Charts and diagrams as code:
##########

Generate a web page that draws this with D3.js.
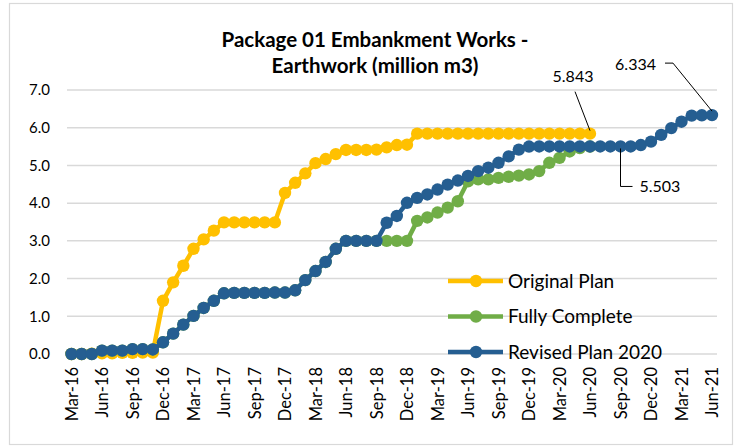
<!DOCTYPE html>
<html>
<head>
<meta charset="utf-8">
<script src="https://cdn.jsdelivr.net/npm/d3@7"></script>
<style>
  body { margin: 0; background: #fff; }
  text { font-family: Lato, "Open Sans", sans-serif; fill: #000; }
</style>
</head>
<body>
<script>
// month categories, Mar-16 .. Jun-21
var months = [
  "Mar-16","Apr-16","May-16","Jun-16","Jul-16","Aug-16","Sep-16","Oct-16","Nov-16","Dec-16",
  "Jan-17","Feb-17","Mar-17","Apr-17","May-17","Jun-17","Jul-17","Aug-17","Sep-17","Oct-17","Nov-17","Dec-17",
  "Jan-18","Feb-18","Mar-18","Apr-18","May-18","Jun-18","Jul-18","Aug-18","Sep-18","Oct-18","Nov-18","Dec-18",
  "Jan-19","Feb-19","Mar-19","Apr-19","May-19","Jun-19","Jul-19","Aug-19","Sep-19","Oct-19","Nov-19","Dec-19",
  "Jan-20","Feb-20","Mar-20","Apr-20","May-20","Jun-20","Jul-20","Aug-20","Sep-20","Oct-20","Nov-20","Dec-20",
  "Jan-21","Feb-21","Mar-21","Apr-21","May-21","Jun-21"
];

var tickLabels = ["Mar-16","Jun-16","Sep-16","Dec-16","Mar-17","Jun-17","Sep-17","Dec-17",
  "Mar-18","Jun-18","Sep-18","Dec-18","Mar-19","Jun-19","Sep-19","Dec-19",
  "Mar-20","Jun-20","Sep-20","Dec-20","Mar-21","Jun-21"];

var yTicks = [0, 1, 2, 3, 4, 5, 6, 7];

// Original Plan (ends Jun-20)
var originalPlan = [
  0.00, 0.00, 0.01, 0.02, 0.02, 0.03, 0.03, 0.04, 0.04, 1.41,
  1.90, 2.34, 2.79, 3.04, 3.27, 3.49, 3.49, 3.49, 3.49, 3.49, 3.49, 4.27,
  4.54, 4.79, 5.06, 5.17, 5.30, 5.41, 5.41, 5.41, 5.42, 5.48, 5.54, 5.55,
  5.843, 5.843, 5.843, 5.843, 5.843, 5.843, 5.843, 5.843, 5.843, 5.843, 5.843, 5.843,
  5.843, 5.843, 5.843, 5.843, 5.843, 5.843
];

// Fully Complete (actuals)
var fullyComplete = [
  0.00, 0.00, 0.00, 0.09, 0.09, 0.09, 0.13, 0.13, 0.12, 0.31,
  0.54, 0.78, 1.01, 1.22, 1.41, 1.61, 1.62, 1.62, 1.62, 1.62, 1.63, 1.63,
  1.69, 1.96, 2.20, 2.44, 2.79, 3.00, 3.00, 3.00, 3.00, 3.00, 3.00, 3.00,
  3.53, 3.62, 3.75, 3.88, 4.05, 4.58, 4.63, 4.63, 4.67, 4.70, 4.73, 4.76,
  4.85, 5.07, 5.20, 5.37, 5.46, 5.50
];

// Revised Plan 2020
var revisedPlan = [
  0.00, 0.00, 0.00, 0.09, 0.09, 0.09, 0.13, 0.13, 0.12, 0.31,
  0.54, 0.78, 1.01, 1.22, 1.41, 1.61, 1.62, 1.62, 1.62, 1.62, 1.63, 1.63,
  1.69, 1.96, 2.20, 2.44, 2.79, 3.00, 3.00, 3.00, 3.00, 3.48, 3.66, 4.01,
  4.14, 4.23, 4.36, 4.49, 4.60, 4.72, 4.85, 4.94, 5.07, 5.24, 5.42, 5.50,
  5.503, 5.503, 5.503, 5.503, 5.503, 5.503, 5.503, 5.503, 5.503, 5.503, 5.54, 5.63,
  5.81, 5.99, 6.16, 6.32, 6.33, 6.334
];

var series = [
  { name: "Original Plan", color: "#FFC000", values: originalPlan },
  { name: "Fully Complete", color: "#70AD47", values: fullyComplete },
  { name: "Revised Plan 2020", color: "#255E91", values: revisedPlan }
];

var svgWidth = 734;
var svgHeight = 446;

var svg = d3.select("body")
  .append("svg")
  .attr("width", svgWidth)
  .attr("height", svgHeight);

// chart frame
svg.append("rect")
  .attr("x", 9.5)
  .attr("y", 3.5)
  .attr("width", 723)
  .attr("height", 441)
  .attr("fill", "#fff")
  .attr("stroke", "#D9D9D9")
  .attr("stroke-width", 1.2);

var xScale = d3.scalePoint()
  .domain(months)
  .range([71.5, 712]);

var yScale = d3.scaleLinear()
  .domain([0, 7])
  .range([354, 90]);

// gridlines
svg.append("g")
  .selectAll("line")
  .data(yTicks)
  .enter()
  .append("line")
  .attr("x1", 67)
  .attr("x2", 717)
  .attr("y1", d => yScale(d))
  .attr("y2", d => yScale(d))
  .attr("stroke", "#D9D9D9")
  .attr("stroke-width", 1.5);

// y axis labels
var leftAxis = d3.axisLeft(yScale)
  .tickValues(yTicks)
  .tickFormat(d3.format(".1f"))
  .tickSize(0)
  .tickPadding(0);

svg.append("g")
  .attr("transform", "translate(50, 0)")
  .call(leftAxis)
  .call(g => g.select(".domain").remove())
  .selectAll("text")
  .style("font-size", "15px")
  .style("font-family", "Lato, sans-serif")
  .attr("fill", "#000");

// x axis labels, rotated
var bottomAxis = d3.axisBottom(xScale)
  .tickValues(tickLabels)
  .tickSize(0)
  .tickPadding(0);

svg.append("g")
  .attr("transform", "translate(0, 367)")
  .call(bottomAxis)
  .call(g => g.select(".domain").remove())
  .selectAll("text")
  .style("font-size", "16.5px")
  .style("font-family", "Lato, sans-serif")
  .attr("fill", "#000")
  .attr("transform", "rotate(-90)")
  .attr("text-anchor", "end")
  .attr("x", 0)
  .attr("y", 0)
  .attr("dx", 0)
  .attr("dy", "0.35em");

// series lines and markers
var line = d3.line()
  .x((d, i) => xScale(months[i]))
  .y(d => yScale(d));

series.forEach(function(s) {
  svg.append("path")
    .datum(s.values)
    .attr("d", line)
    .attr("fill", "none")
    .attr("stroke", s.color)
    .attr("stroke-width", 4.5)
    .attr("stroke-linejoin", "round");

  svg.append("g")
    .selectAll("circle")
    .data(s.values)
    .enter()
    .append("circle")
    .attr("cx", (d, i) => xScale(months[i]))
    .attr("cy", d => yScale(d))
    .attr("r", 6.2)
    .attr("fill", s.color);
});

// title
var title = svg.append("text")
  .attr("text-anchor", "middle")
  .style("font-size", "20.5px")
  .style("font-weight", "bold");
title.append("tspan").attr("x", 375).attr("y", 47).text("Package 01 Embankment Works -");
title.append("tspan").attr("x", 375).attr("y", 73).text("Earthwork (million m3)");

// data callouts
function callout(month, value, points, label, tx, ty, anchor) {
  var px = xScale(month), py = yScale(value);
  svg.append("polyline")
    .attr("points", points.map(p => (px + p[0]) + "," + (py + p[1])).join(" "))
    .attr("fill", "none")
    .attr("stroke", "#000")
    .attr("stroke-width", 1);
  svg.append("text")
    .attr("x", px + tx)
    .attr("y", py + ty)
    .attr("text-anchor", anchor)
    .attr("dy", "0.35em")
    .style("font-size", "16px")
    .text(label);
}

callout("Jun-20", originalPlan[originalPlan.length - 1], [[0, -3], [-15, -42]],
  "5.843", -17, -57, "middle");
callout("Jun-21", revisedPlan[revisedPlan.length - 1], [[0, -4], [-39, -52], [-47, -52]],
  "6.334", -56, -51, "end");
callout("Sep-20", revisedPlan[months.indexOf("Sep-20")], [[0, 2], [0, 40], [12, 40]],
  "5.503", 19, 40, "start");

// legend
var legend = svg.append("g")
  .selectAll("g")
  .data(series)
  .enter()
  .append("g")
  .attr("transform", (d, i) => `translate(448, ${281 + i * 35.5})`);

legend.append("line")
  .attr("x1", 0)
  .attr("x2", 55)
  .attr("stroke", d => d.color)
  .attr("stroke-width", 4.5);

legend.append("circle")
  .attr("cx", 28)
  .attr("r", 6.2)
  .attr("fill", d => d.color);

legend.append("text")
  .attr("x", 60)
  .attr("dy", "0.35em")
  .style("font-size", "19px")
  .text(d => d.name);
</script>
</body>
</html>
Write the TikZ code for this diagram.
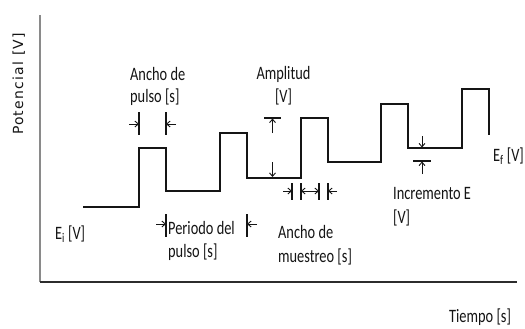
\documentclass[tikz,border=0pt]{standalone}
\usepackage{fontspec}
\setmainfont{Carlito}
\newfontfamily\axisfont[LetterSpace=9]{DejaVu Sans}
\usetikzlibrary{arrows.meta}
\definecolor{ink}{HTML}{151515}
\definecolor{axisgray}{HTML}{8A8A8A}
\begin{document}
\begin{tikzpicture}[x=1bp,y=-1bp,
  wave/.style={draw=ink,line width=1.8bp,line join=miter},
  dimline/.style={draw=ink,line width=1.1bp},
  dimarrow/.style={draw=ink,line width=0.9bp,-{Straight Barb[length=3.5bp,width=6bp]}},
  lbl/.style={font=\fontsize{19}{23}\selectfont,text=ink,inner sep=0pt,xscale=0.76,anchor=base west},
  lblc/.style={lbl,anchor=base}]
% canvas
\path[fill=white,use as bounding box] (0,0) rectangle (525,328);

% axes
\coordinate (origin) at (40,282);
\coordinate (ytop) at (40,15);
\coordinate (xend) at (517,282);
\draw[axisgray,line width=2bp] (origin) -- (ytop);
\draw[ink!90,line width=2.4bp] (origin) -- (xend);
\node[font=\axisfont\fontsize{14}{16}\selectfont,text=ink,rotate=90,inner sep=0pt,anchor=base] (ylab) at (23,84) {Potencial [V]};
\node[lbl] (xlab) at (449,322) {Tiempo [s]};

% staircase of pulses
\draw[wave] (83,207) -- (139,207) -- (139,148) -- (166,148) -- (166,191)
  -- (220,191) -- (220,133) -- (247,133) -- (247,178)
  -- (301,178) -- (301,118) -- (328,118) -- (328,162)
  -- (381,162) -- (381,104) -- (408,104) -- (408,148)
  -- (462,148) -- (462,89) -- (489,89) -- (489,135);

% pulse width
\draw[dimline] (139,112) -- (139,135);
\draw[dimline] (166,112) -- (166,135);
\draw[dimarrow] (129,124) -- (139,124);
\draw[dimarrow] (176,124) -- (166,124);
\node[lbl] (pw1) at (130,80) {Ancho de};
\node[lbl] (pw2) at (130,102) {pulso [s]};

% pulse period
\draw[dimline] (166,214) -- (166,237);
\draw[dimline] (247,214) -- (247,237);
\draw[dimarrow] (156,224) -- (166,224);
\draw[dimarrow] (257,224) -- (247,224);
\node[lbl] (pp1) at (168,234) {Periodo del};
\node[lbl] (pp2) at (168,257) {pulso [s]};

% amplitude
\draw[dimline] (264,118) -- (281,118);
\draw[dimarrow] (272.5,133) -- (272.5,118.5);
\draw[dimarrow] (272.5,162) -- (272.5,177);
\node[lblc] (am1) at (283.5,79) {Amplitud};
\node[lblc] (am2) at (283.5,102) {[V]};

% sampling width
\draw[dimline] (292,183) -- (292,200);
\draw[dimline] (301,183) -- (301,200);
\draw[dimline] (319,183) -- (319,200);
\draw[dimline] (328,183) -- (328,200);
\draw[dimarrow] (283,191) -- (292,191);
\draw[dimarrow] (310,191) -- (301,191);
\draw[dimarrow] (310,191) -- (319,191);
\draw[dimarrow] (337,191) -- (328,191);
\node[lbl] (sw1) at (278,238) {Ancho de};
\node[lbl] (sw2) at (278,262) {muestreo [s]};

% step increment
\draw[dimarrow] (422,136) -- (422,147.5);
\draw[dimline] (413,161) -- (431,161);
\draw[dimarrow] (422,174) -- (422,161.5);
\node[lbl] (inc1) at (393,199) {Incremento E};
\node[lbl] (inc2) at (393,223) {[V]};

% start and end potentials
\node[lbl] (ei) at (55,239) {E\textsubscript{i} [V]};
\node[lbl] (ef) at (493,161) {E\textsubscript{f} [V]};
\end{tikzpicture}
\end{document}
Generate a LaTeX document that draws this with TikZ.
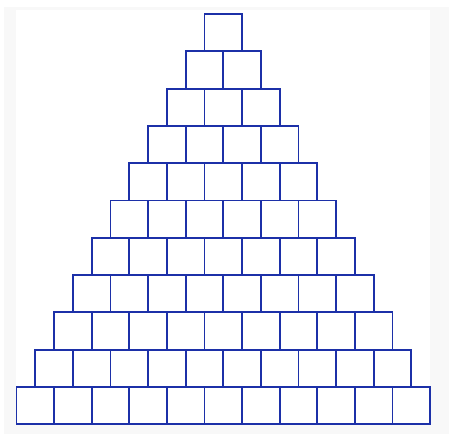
\documentclass[tikz,border=0pt]{standalone}
\definecolor{boxblue}{RGB}{28,48,168}
\definecolor{bggray}{RGB}{248,248,248}
\tikzset{cell/.style={draw=boxblue,line width=1.9pt,minimum width=37.6pt,minimum height=37.3pt,inner sep=0pt,outer sep=0pt}}
\begin{document}
\begin{tikzpicture}[x=1pt,y=-1pt]
\useasboundingbox (0,0) rectangle (449,434);
\fill[bggray] (4,7) rectangle (449,434);
\fill[white] (16,10) rectangle (430,424);
\foreach \r in {0,...,10}{
  \foreach \c in {0,...,\r}{
    \node[cell] (b-\r-\c) at ({223.3-(\r+1)*37.6/2+37.6/2+\c*37.6},{14+37.3/2+\r*37.3}) {};
  }
}
\end{tikzpicture}
\end{document}
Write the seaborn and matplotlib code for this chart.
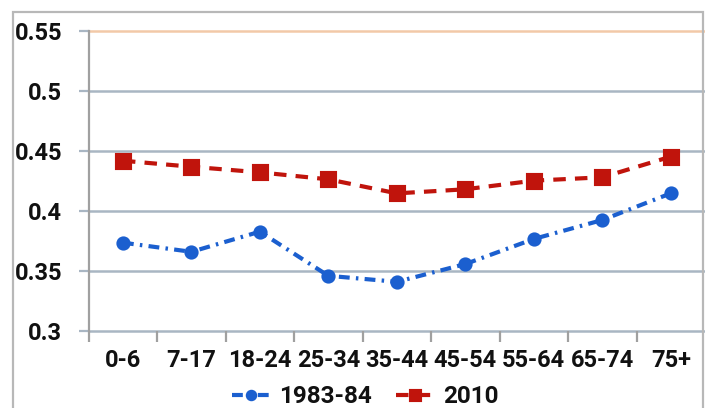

##########

= WHAT IS ASKED =
Where a line holds "with", copy that line.

= COMPLETED EXERCISE =
Generate a web page that draws this with D3.js.
Generate a LaTeX document that draws this with TikZ.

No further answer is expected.